— START DATA PROVIDED —
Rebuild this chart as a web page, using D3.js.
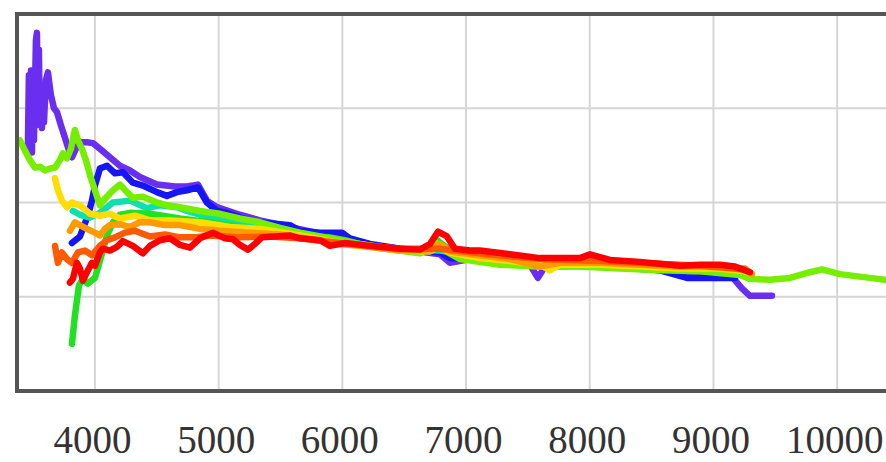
<!DOCTYPE html>
<html><head><meta charset="utf-8">
<script src="https://cdn.jsdelivr.net/npm/d3@7"></script>
<style>html,body{margin:0;padding:0;background:#fff;overflow:hidden}</style>
</head><body>
<svg id="chart" width="886" height="462"></svg>
<script>
const xTicks = [4000, 5000, 6000, 7000, 8000, 9000, 10000];
const yGrid = [1, 2, 3];

const purple = [[3458,2.57],[3466,3.35],[3475,2.55],[3483,3.40],[3491,2.53],[3499,3.40],[3507,2.66],[3523,3.72],[3531,3.80],[3539,2.87],[3547,3.62],[3555,2.82],[3563,3.19],[3572,2.79],[3580,3.21],[3588,2.85],[3604,3.30],[3620,3.38],[3644,3.14],[3669,3.00],[3693,2.96],[3725,2.82],[3757,2.69],[3790,2.55],[3814,2.48],[3846,2.57],[3879,2.64],[3935,2.64],[3984,2.63],[4040,2.57],[4121,2.48],[4202,2.39],[4283,2.34],[4364,2.27],[4501,2.19],[4647,2.17],[4744,2.17],[4833,2.19],[4905,2.02],[4986,1.95],[5172,1.87],[5334,1.81],[5576,1.74],[5819,1.67],[6021,1.62],[6223,1.55],[6466,1.51],[6789,1.45],[6870,1.36],[7032,1.40],[7274,1.37],[7517,1.34],[7581,1.20],[7638,1.32],[7921,1.33],[8244,1.31],[8567,1.28],[8891,1.24],[9158,1.20],[9230,1.09],[9295,1.01],[9473,1.01]];
const blue = [[3814,1.57],[3879,1.64],[3943,1.86],[3976,2.02],[4000,2.18],[4040,2.36],[4097,2.39],[4162,2.31],[4226,2.32],[4307,2.21],[4388,2.18],[4501,2.11],[4582,2.07],[4663,2.11],[4744,2.13],[4833,2.16],[4905,2.00],[4986,1.91],[5067,1.89],[5172,1.84],[5310,1.79],[5415,1.78],[5576,1.76],[5657,1.70],[5819,1.68],[5997,1.68],[6061,1.62],[6223,1.56],[6466,1.51],[6627,1.49],[6789,1.47],[6870,1.41],[7112,1.39],[7355,1.37],[7597,1.35],[7921,1.35],[8244,1.32],[8567,1.28],[8786,1.20],[9053,1.20],[9174,1.20]];
const cyan = [[3822,1.91],[3879,1.87],[3960,1.84],[4040,1.89],[4146,2.00],[4283,2.02],[4420,1.94],[4525,1.97],[4663,1.95],[4744,1.91],[4849,1.87],[5091,1.81],[5334,1.76],[5657,1.66],[5981,1.59],[6466,1.50],[6789,1.49],[7112,1.43],[7597,1.36],[8082,1.36],[8406,1.36],[8891,1.32],[9255,1.28]];
const green = [[3814,0.50],[3838,0.80],[3871,1.12],[3903,1.19],[3943,1.14],[4000,1.20],[4040,1.38],[4097,1.65],[4146,1.79],[4202,1.87],[4283,1.89],[4445,1.88],[4687,1.83],[4930,1.79],[5172,1.74],[5415,1.69],[5657,1.64],[5900,1.63],[6021,1.60],[6223,1.53],[6466,1.49],[6627,1.47],[6765,1.60],[6846,1.52],[6951,1.43],[7274,1.36],[7597,1.34],[7921,1.34],[8244,1.32],[8567,1.30],[8891,1.29],[9214,1.27],[9295,1.23]];
const lime = [[3394,2.66],[3434,2.55],[3475,2.45],[3515,2.37],[3555,2.38],[3596,2.34],[3636,2.36],[3677,2.37],[3717,2.45],[3741,2.52],[3774,2.47],[3806,2.57],[3838,2.77],[3863,2.66],[3895,2.57],[3927,2.45],[3960,2.29],[4000,2.13],[4040,1.97],[4081,2.04],[4146,2.13],[4202,2.19],[4259,2.11],[4307,2.05],[4388,2.06],[4501,2.00],[4582,1.97],[4687,1.95],[4849,1.91],[5011,1.88],[5172,1.83],[5334,1.79],[5496,1.73],[5657,1.68],[5900,1.62],[6142,1.56],[6466,1.49],[6627,1.46],[6765,1.57],[6829,1.49],[6951,1.40],[7274,1.34],[7597,1.32],[7921,1.32],[8244,1.30],[8567,1.28],[8891,1.27],[9214,1.23],[9295,1.19],[9457,1.18],[9618,1.20],[9780,1.26],[9877,1.29],[10022,1.24],[10265,1.20],[10508,1.16]];
const yellow = [[3677,2.26],[3701,2.13],[3733,2.02],[3774,1.95],[3814,2.00],[3879,1.97],[3960,1.88],[4040,1.86],[4121,1.88],[4202,1.83],[4323,1.86],[4445,1.81],[4606,1.81],[4849,1.79],[5091,1.74],[5334,1.72],[5657,1.65],[5981,1.57],[6223,1.53],[6466,1.49],[6708,1.48],[6789,1.54],[6870,1.47],[7112,1.41],[7355,1.38],[7597,1.34],[7678,1.28],[7759,1.34],[8082,1.34],[8406,1.32],[8729,1.30],[9053,1.30],[9255,1.27]];
const orange = [[3798,1.70],[3838,1.79],[3879,1.76],[3935,1.72],[4000,1.68],[4040,1.65],[4081,1.72],[4121,1.76],[4202,1.77],[4283,1.74],[4364,1.79],[4445,1.79],[4566,1.76],[4687,1.76],[4849,1.72],[5011,1.70],[5253,1.68],[5496,1.66],[5657,1.63],[5981,1.56],[6223,1.53],[6466,1.49],[6708,1.49],[6789,1.56],[6870,1.48],[7112,1.44],[7355,1.40],[7597,1.32],[7759,1.36],[8082,1.36],[8406,1.34],[8729,1.32],[9053,1.32],[9255,1.30],[9311,1.24]];
const orangered = [[3677,1.54],[3701,1.36],[3733,1.47],[3774,1.40],[3814,1.36],[3863,1.47],[3919,1.49],[3976,1.44],[4040,1.54],[4097,1.60],[4162,1.63],[4243,1.68],[4323,1.70],[4445,1.64],[4566,1.66],[4687,1.63],[4808,1.63],[4930,1.65],[5172,1.63],[5415,1.64],[5657,1.62],[5981,1.57],[6466,1.51],[6789,1.51],[7112,1.46],[7597,1.40],[8082,1.38],[8891,1.33],[9255,1.29]];
const red = [[3798,1.15],[3822,1.19],[3854,1.36],[3879,1.30],[3903,1.17],[3935,1.26],[3976,1.36],[4000,1.33],[4040,1.47],[4065,1.51],[4121,1.49],[4178,1.53],[4226,1.59],[4307,1.54],[4388,1.46],[4445,1.54],[4525,1.60],[4606,1.62],[4687,1.55],[4768,1.52],[4849,1.62],[4954,1.68],[5051,1.62],[5116,1.61],[5172,1.55],[5237,1.50],[5293,1.56],[5350,1.63],[5455,1.64],[5576,1.65],[5657,1.62],[5819,1.60],[5900,1.54],[6021,1.57],[6223,1.54],[6466,1.51],[6627,1.50],[6708,1.56],[6773,1.69],[6846,1.64],[6910,1.51],[7032,1.49],[7112,1.49],[7355,1.45],[7597,1.41],[7921,1.41],[8002,1.45],[8163,1.39],[8406,1.37],[8729,1.33],[8891,1.34],[9053,1.34],[9174,1.32],[9295,1.26]];

const seriesList = [
  {data: purple, color: "#6a2ff0"},
  {data: blue, color: "#1414f5"},
  {data: cyan, color: "#10e0b0"},
  {data: green, color: "#22e022"},
  {data: lime, color: "#76ee00"},
  {data: yellow, color: "#ffdd00"},
  {data: orange, color: "#ff9a00"},
  {data: orangered, color: "#ff5a00"},
  {data: red, color: "#ff0000"}
];

const svg = d3.select("#chart");
const mLeft = 17, mTop = 14, mBottom = 391, mRight = 899;
const x = d3.scaleLinear().domain([3370, 10500]).range([mLeft, mRight]);
const y = d3.scaleLinear().domain([0, 4]).range([mBottom, mTop]);

const defs = svg.append("defs");
defs.append("clipPath").attr("id", "clip").append("rect")
  .attr("x", mLeft).attr("y", mTop).attr("width", mRight - mLeft).attr("height", mBottom - mTop);
defs.append("filter").attr("id", "soft").attr("x", "-5%").attr("y", "-5%").attr("width", "110%").attr("height", "110%")
  .append("feGaussianBlur").attr("stdDeviation", 0.7);

// grid
svg.append("g").attr("filter", "url(#soft)").selectAll("line").data(xTicks).join("line")
  .attr("x1", d => x(d)).attr("x2", d => x(d)).attr("y1", mTop).attr("y2", mBottom)
  .attr("stroke", "#d6d6d6").attr("stroke-width", 2);
svg.append("g").attr("filter", "url(#soft)").selectAll("line").data(yGrid).join("line")
  .attr("x1", mLeft).attr("x2", mRight).attr("y1", d => y(d)).attr("y2", d => y(d))
  .attr("stroke", "#d6d6d6").attr("stroke-width", 2);

// lines
const line = d3.line().x(d => x(d[0])).y(d => y(d[1]));
const g = svg.append("g").attr("clip-path", "url(#clip)").append("g").attr("filter", "url(#soft)");
seriesList.forEach(s => {
  g.append("path").datum(s.data).attr("d", line)
    .attr("fill", "none").attr("stroke", s.color).attr("stroke-width", 6.5)
    .attr("stroke-linejoin", "round").attr("stroke-linecap", "round");
});

// frame
svg.append("rect").attr("x", mLeft).attr("y", mTop).attr("width", mRight - mLeft).attr("height", mBottom - mTop)
  .attr("fill", "none").attr("stroke", "#555").attr("stroke-width", 4).attr("filter", "url(#soft)");

// x axis labels
const axis = d3.axisBottom(x).tickValues(xTicks).tickSize(0).tickPadding(0).tickFormat(d3.format("d"));
const ax = svg.append("g").attr("transform", `translate(-3,${mBottom})`).call(axis);
ax.select(".domain").remove();
ax.selectAll("text")
  .attr("y", 62).attr("dy", 0)
  .attr("font-family", "'Liberation Serif', 'DejaVu Serif', serif")
  .attr("font-size", 39).attr("fill", "#333");
</script>
</body></html>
— END DATA PROVIDED —
● **STATED TASK**
Write down every line from the opening of the listing to the line with "const yGrid = [1, 2, 3];", both included, and nothing else; the pictures are omitted.

● **TASK RESPONSE**
Rebuild this chart as a web page, using D3.js.
<!DOCTYPE html>
<html><head><meta charset="utf-8">
<script src="https://cdn.jsdelivr.net/npm/d3@7"></script>
<style>html,body{margin:0;padding:0;background:#fff;overflow:hidden}</style>
</head><body>
<svg id="chart" width="886" height="462"></svg>
<script>
const xTicks = [4000, 5000, 6000, 7000, 8000, 9000, 10000];
const yGrid = [1, 2, 3];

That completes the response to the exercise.